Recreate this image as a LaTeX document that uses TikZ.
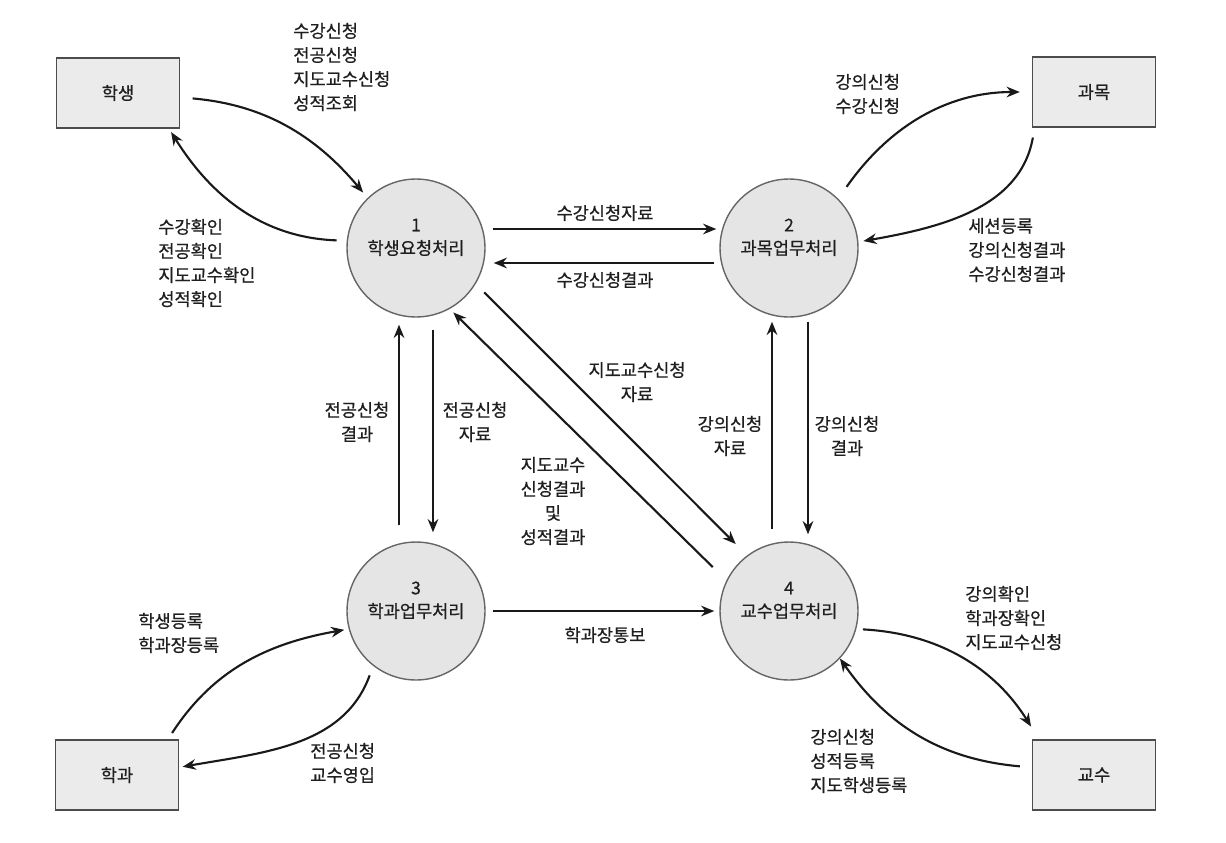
\documentclass[tikz,border=0pt]{standalone}
\usepackage{fontspec}
\setmainfont{Noto Sans CJK KR}[FakeBold=0.6]
\usetikzlibrary{arrows.meta}

\begin{document}
\begin{tikzpicture}[x=0.02cm, y=0.02cm,
  every node/.style={font=\fontsize{10}{13.7}\selectfont, text=black!88},
  ext/.style={draw=black!70, fill=black!8, line width=0.8pt, minimum width=2.46cm,
              minimum height=1.4cm},
  proc/.style={circle, draw=black!60, fill=black!10, line width=0.8pt,
               minimum size=2.76cm, inner sep=0pt},
  num/.style={inner sep=0pt},
  flow/.style={-{Stealth[length=7.5pt, width=6pt]}, line width=1.2pt, black!90},
  lab/.style={inner sep=0pt, align=left}]
  \useasboundingbox (0,0) rectangle (1226,-842);
  % external entities
  \node[ext] (stu) at (118,-93) {학생};
  \node[ext] (sub) at (1094,-92) {과목};
  \node[ext] (dep) at (117,-775) {학과};
  \node[ext] (prof) at (1094,-775) {교수};
  % processes
  \node[proc] (p1) at (416,-248) {학생요청처리};
  \node[proc] (p2) at (789,-248) {과목업무처리};
  \node[proc] (p3) at (416,-611) {학과업무처리};
  \node[proc] (p4) at (789,-611) {교수업무처리};
  \node[num] (n1) at ([yshift=0.46cm]p1.center) {1};
  \node[num] (n2) at ([yshift=0.46cm]p2.center) {2};
  \node[num] (n3) at ([yshift=0.46cm]p3.center) {3};
  \node[num] (n4) at ([yshift=0.46cm]p4.center) {4};

  % student <-> 1
  \draw[flow, shorten <=2.5mm, shorten >=1.4mm] (stu.-4) to[out=-5, in=130] (p1.134);
  \draw[flow, shorten <=2mm, shorten >=0.8mm] (p1.174) to[out=178, in=-58] (stu.-35);
  \node[lab, anchor=west] (l-stu-in) at (293,-67) {수강신청\\전공신청\\지도교수신청\\성적조회};
  \node[lab, anchor=west] (l-stu-out) at (158,-263) {수강확인\\전공확인\\지도교수확인\\성적확인};
  % subject <-> 2
  \draw[flow, shorten <=2.9mm, shorten >=2.4mm] (p2.45) to[out=55, in=180] (sub.west);
  \draw[flow, shorten <=2mm, shorten >=1mm] (sub.-149) to[out=-100, in=10] (p2.5);
  \node[lab, anchor=west] (l-sub-in) at (835,-94) {강의신청\\수강신청};
  \node[lab, anchor=west] (l-sub-out) at (968,-250) {세션등록\\강의신청결과\\수강신청결과};
  % department <-> 3
  \draw[flow, shorten <=1.5mm, shorten >=0.9mm] (dep.35) to[out=57, in=190] (p3.195);
  \draw[flow, shorten <=2mm, shorten >=0.7mm] (p3.-128) to[out=-110, in=10] (dep.7);
  \node[lab, anchor=west] (l-dep-in) at (138,-633) {학생등록\\학과장등록};
  \node[lab, anchor=west] (l-dep-out) at (310,-763) {전공신청\\교수영입};
  % professor <-> 4
  \draw[flow, shorten <=1.3mm, shorten >=3mm] (p4.-15) to[out=-3, in=122] (prof.147);
  \draw[flow, shorten <=2.4mm] (prof.173) to[out=175, in=-55] (p4.-43);
  \node[lab, anchor=west] (l-prof-in) at (965,-618) {강의확인\\학과장확인\\지도교수신청};
  \node[lab, anchor=west] (l-prof-out) at (810,-761) {강의신청\\성적등록\\지도학생등록};

  % between processes
  \draw[flow, shorten <=1.4mm, shorten >=0.6mm] ([yshift=0.38cm]p1.east) -- ([yshift=0.38cm]p2.west);
  \draw[flow, shorten <=1mm, shorten >=1.6mm] ([yshift=-0.3cm]p2.west) -- ([yshift=-0.3cm]p1.east);
  \node[lab] (l12) at (605,-213) {수강신청자료};
  \node[lab] (l21) at (605,-280) {수강신청결과};
  \draw[flow, shorten <=3.2mm, shorten >=1.4mm] ([xshift=-0.34cm]p3.north) -- ([xshift=-0.34cm]p1.south);
  \draw[flow, shorten <=2.4mm, shorten >=1.8mm] ([xshift=0.34cm]p1.south) -- ([xshift=0.34cm]p3.north);
  \node[lab, align=center] (l31) at (357,-422) {전공신청\\결과};
  \node[lab, align=center] (l13) at (475,-422) {전공신청\\자료};
  \draw[flow, shorten <=2.4mm, shorten >=0.8mm] ([xshift=-0.34cm]p4.north) -- ([xshift=-0.34cm]p2.south);
  \draw[flow, shorten <=0.8mm, shorten >=1.4mm] ([xshift=0.38cm]p2.south) -- ([xshift=0.38cm]p4.north);
  \node[lab, align=center] (l42) at (730,-436) {강의신청\\자료};
  \node[lab, align=center] (l24) at (847,-436) {강의신청\\결과};
  \draw[flow, shorten <=2.4mm, shorten >=3.2mm] (p1.-31) -- (p4.127);
  \draw[flow, shorten <=3.8mm, shorten >=1mm] (p4.154) -- (p1.-61);
  \node[lab, align=center] (l14) at (637,-382) {지도교수신청\\자료};
  \node[lab, align=center] (l41) at (553,-501) {지도교수\\신청결과\\및\\성적결과};
  \draw[flow, shorten <=1.4mm, shorten >=1mm] (p3) -- (p4);
  \node[lab] (l34) at (605,-635) {학과장통보};
\end{tikzpicture}
\end{document}
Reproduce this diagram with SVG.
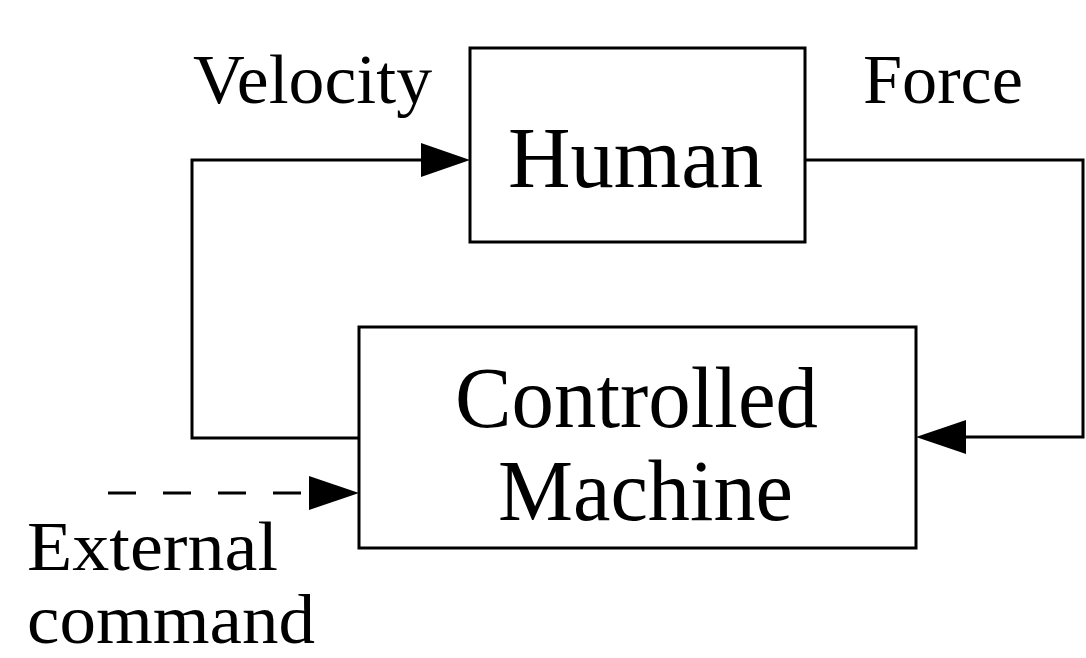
<svg xmlns="http://www.w3.org/2000/svg" width="1086" height="658" viewBox="0 0 1086 658">
  <style>
    .box { fill: #ffffff; stroke: #000000; stroke-width: 3; }
    .wire { fill: none; stroke: #000000; stroke-width: 3; }
    .dashed { stroke-dasharray: 28 27; }
    .head { fill: #000000; stroke: none; }
    .big { font-family: "Liberation Serif", "DejaVu Serif", serif; font-size: 86px; fill: #000000; }
    .lbl { font-family: "Liberation Serif", "DejaVu Serif", serif; font-size: 70px; fill: #000000; }
  </style>
  <rect width="1086" height="658" fill="#ffffff"/>

  <!-- signal lines between the two blocks -->
  <g id="connectors">
    <path class="wire" d="M359,438 H192 V160 H423"/>
    <polygon class="head" points="421,143 470,160 421,177"/>
    <path class="wire" d="M805,160 H1083 V437 H964"/>
    <polygon class="head" points="966,420 916,437 966,454"/>
    <path class="wire dashed" d="M108,493 H309"/>
    <polygon class="head" points="309,476 359,493 309,510"/>
  </g>

  <g id="human">
    <rect class="box" x="470" y="48" width="335" height="194"/>
    <text class="big" x="508" y="187" textLength="255" lengthAdjust="spacingAndGlyphs">Human</text>
  </g>

  <g id="machine">
    <rect class="box" x="359" y="327" width="557" height="221"/>
    <text class="big" x="455" y="427" textLength="363" lengthAdjust="spacingAndGlyphs">Controlled</text>
    <text class="big" x="498" y="520" textLength="295" lengthAdjust="spacingAndGlyphs">Machine</text>
  </g>

  <g id="labels">
    <text class="lbl" x="193" y="103" textLength="239" lengthAdjust="spacingAndGlyphs">Velocity</text>
    <text class="lbl" x="863" y="103" textLength="160" lengthAdjust="spacingAndGlyphs">Force</text>
    <text class="lbl" x="27" y="570" textLength="251" lengthAdjust="spacingAndGlyphs">External</text>
    <text class="lbl" x="27" y="643" textLength="288" lengthAdjust="spacingAndGlyphs">command</text>
  </g>
</svg>
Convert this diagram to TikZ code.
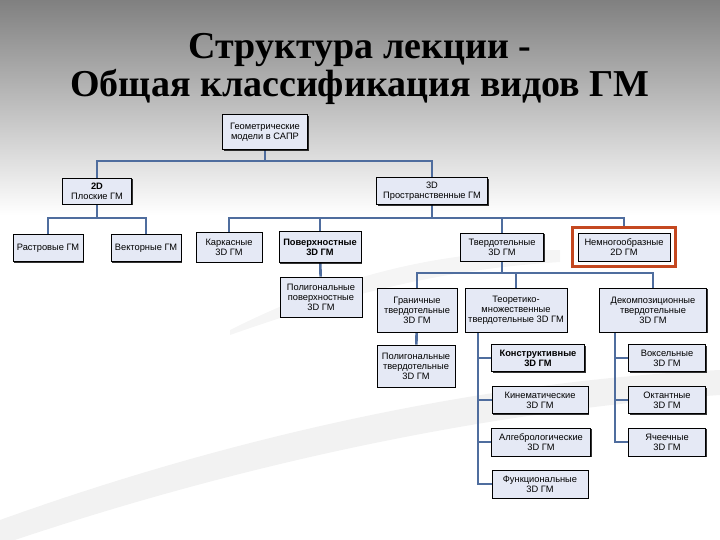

WORK TO BE COMPLETED: Reproduce the records above exactly, leaving out every picture they contain.

EXPECTED OUTPUT:
Recreate this image as a LaTeX document that uses TikZ.
\documentclass[tikz,border=0pt]{standalone}
\usepackage{fontspec}
\setmainfont{Noto Sans CJK KR}[FakeBold=0.6]
\usetikzlibrary{arrows.meta}

\begin{document}
\begin{tikzpicture}[x=0.02cm, y=0.02cm,
  every node/.style={font=\fontsize{10}{13.7}\selectfont, text=black!88},
  ext/.style={draw=black!70, fill=black!8, line width=0.8pt, minimum width=2.46cm,
              minimum height=1.4cm},
  proc/.style={circle, draw=black!60, fill=black!10, line width=0.8pt,
               minimum size=2.76cm, inner sep=0pt},
  num/.style={inner sep=0pt},
  flow/.style={-{Stealth[length=7.5pt, width=6pt]}, line width=1.2pt, black!90},
  lab/.style={inner sep=0pt, align=left}]
  \useasboundingbox (0,0) rectangle (1226,-842);
  % external entities
  \node[ext] (stu) at (118,-93) {학생};
  \node[ext] (sub) at (1094,-92) {과목};
  \node[ext] (dep) at (117,-775) {학과};
  \node[ext] (prof) at (1094,-775) {교수};
  % processes
  \node[proc] (p1) at (416,-248) {학생요청처리};
  \node[proc] (p2) at (789,-248) {과목업무처리};
  \node[proc] (p3) at (416,-611) {학과업무처리};
  \node[proc] (p4) at (789,-611) {교수업무처리};
  \node[num] (n1) at ([yshift=0.46cm]p1.center) {1};
  \node[num] (n2) at ([yshift=0.46cm]p2.center) {2};
  \node[num] (n3) at ([yshift=0.46cm]p3.center) {3};
  \node[num] (n4) at ([yshift=0.46cm]p4.center) {4};

  % student <-> 1
  \draw[flow, shorten <=2.5mm, shorten >=1.4mm] (stu.-4) to[out=-5, in=130] (p1.134);
  \draw[flow, shorten <=2mm, shorten >=0.8mm] (p1.174) to[out=178, in=-58] (stu.-35);
  \node[lab, anchor=west] (l-stu-in) at (293,-67) {수강신청\\전공신청\\지도교수신청\\성적조회};
  \node[lab, anchor=west] (l-stu-out) at (158,-263) {수강확인\\전공확인\\지도교수확인\\성적확인};
  % subject <-> 2
  \draw[flow, shorten <=2.9mm, shorten >=2.4mm] (p2.45) to[out=55, in=180] (sub.west);
  \draw[flow, shorten <=2mm, shorten >=1mm] (sub.-149) to[out=-100, in=10] (p2.5);
  \node[lab, anchor=west] (l-sub-in) at (835,-94) {강의신청\\수강신청};
  \node[lab, anchor=west] (l-sub-out) at (968,-250) {세션등록\\강의신청결과\\수강신청결과};
  % department <-> 3
  \draw[flow, shorten <=1.5mm, shorten >=0.9mm] (dep.35) to[out=57, in=190] (p3.195);
  \draw[flow, shorten <=2mm, shorten >=0.7mm] (p3.-128) to[out=-110, in=10] (dep.7);
  \node[lab, anchor=west] (l-dep-in) at (138,-633) {학생등록\\학과장등록};
  \node[lab, anchor=west] (l-dep-out) at (310,-763) {전공신청\\교수영입};
  % professor <-> 4
  \draw[flow, shorten <=1.3mm, shorten >=3mm] (p4.-15) to[out=-3, in=122] (prof.147);
  \draw[flow, shorten <=2.4mm] (prof.173) to[out=175, in=-55] (p4.-43);
  \node[lab, anchor=west] (l-prof-in) at (965,-618) {강의확인\\학과장확인\\지도교수신청};
  \node[lab, anchor=west] (l-prof-out) at (810,-761) {강의신청\\성적등록\\지도학생등록};

  % between processes
  \draw[flow, shorten <=1.4mm, shorten >=0.6mm] ([yshift=0.38cm]p1.east) -- ([yshift=0.38cm]p2.west);
  \draw[flow, shorten <=1mm, shorten >=1.6mm] ([yshift=-0.3cm]p2.west) -- ([yshift=-0.3cm]p1.east);
  \node[lab] (l12) at (605,-213) {수강신청자료};
  \node[lab] (l21) at (605,-280) {수강신청결과};
  \draw[flow, shorten <=3.2mm, shorten >=1.4mm] ([xshift=-0.34cm]p3.north) -- ([xshift=-0.34cm]p1.south);
  \draw[flow, shorten <=2.4mm, shorten >=1.8mm] ([xshift=0.34cm]p1.south) -- ([xshift=0.34cm]p3.north);
  \node[lab, align=center] (l31) at (357,-422) {전공신청\\결과};
  \node[lab, align=center] (l13) at (475,-422) {전공신청\\자료};
  \draw[flow, shorten <=2.4mm, shorten >=0.8mm] ([xshift=-0.34cm]p4.north) -- ([xshift=-0.34cm]p2.south);
  \draw[flow, shorten <=0.8mm, shorten >=1.4mm] ([xshift=0.38cm]p2.south) -- ([xshift=0.38cm]p4.north);
  \node[lab, align=center] (l42) at (730,-436) {강의신청\\자료};
  \node[lab, align=center] (l24) at (847,-436) {강의신청\\결과};
  \draw[flow, shorten <=2.4mm, shorten >=3.2mm] (p1.-31) -- (p4.127);
  \draw[flow, shorten <=3.8mm, shorten >=1mm] (p4.154) -- (p1.-61);
  \node[lab, align=center] (l14) at (637,-382) {지도교수신청\\자료};
  \node[lab, align=center] (l41) at (553,-501) {지도교수\\신청결과\\및\\성적결과};
  \draw[flow, shorten <=1.4mm, shorten >=1mm] (p3) -- (p4);
  \node[lab] (l34) at (605,-635) {학과장통보};
\end{tikzpicture}
\end{document}
Reproduce this diagram with SVG.
<svg xmlns="http://www.w3.org/2000/svg" width="1086" height="658" viewBox="0 0 1086 658">
  <style>
    .box { fill: #ffffff; stroke: #000000; stroke-width: 3; }
    .wire { fill: none; stroke: #000000; stroke-width: 3; }
    .dashed { stroke-dasharray: 28 27; }
    .head { fill: #000000; stroke: none; }
    .big { font-family: "Liberation Serif", "DejaVu Serif", serif; font-size: 86px; fill: #000000; }
    .lbl { font-family: "Liberation Serif", "DejaVu Serif", serif; font-size: 70px; fill: #000000; }
  </style>
  <rect width="1086" height="658" fill="#ffffff"/>

  <!-- signal lines between the two blocks -->
  <g id="connectors">
    <path class="wire" d="M359,438 H192 V160 H423"/>
    <polygon class="head" points="421,143 470,160 421,177"/>
    <path class="wire" d="M805,160 H1083 V437 H964"/>
    <polygon class="head" points="966,420 916,437 966,454"/>
    <path class="wire dashed" d="M108,493 H309"/>
    <polygon class="head" points="309,476 359,493 309,510"/>
  </g>

  <g id="human">
    <rect class="box" x="470" y="48" width="335" height="194"/>
    <text class="big" x="508" y="187" textLength="255" lengthAdjust="spacingAndGlyphs">Human</text>
  </g>

  <g id="machine">
    <rect class="box" x="359" y="327" width="557" height="221"/>
    <text class="big" x="455" y="427" textLength="363" lengthAdjust="spacingAndGlyphs">Controlled</text>
    <text class="big" x="498" y="520" textLength="295" lengthAdjust="spacingAndGlyphs">Machine</text>
  </g>

  <g id="labels">
    <text class="lbl" x="193" y="103" textLength="239" lengthAdjust="spacingAndGlyphs">Velocity</text>
    <text class="lbl" x="863" y="103" textLength="160" lengthAdjust="spacingAndGlyphs">Force</text>
    <text class="lbl" x="27" y="570" textLength="251" lengthAdjust="spacingAndGlyphs">External</text>
    <text class="lbl" x="27" y="643" textLength="288" lengthAdjust="spacingAndGlyphs">command</text>
  </g>
</svg>
Convert this diagram to TikZ code.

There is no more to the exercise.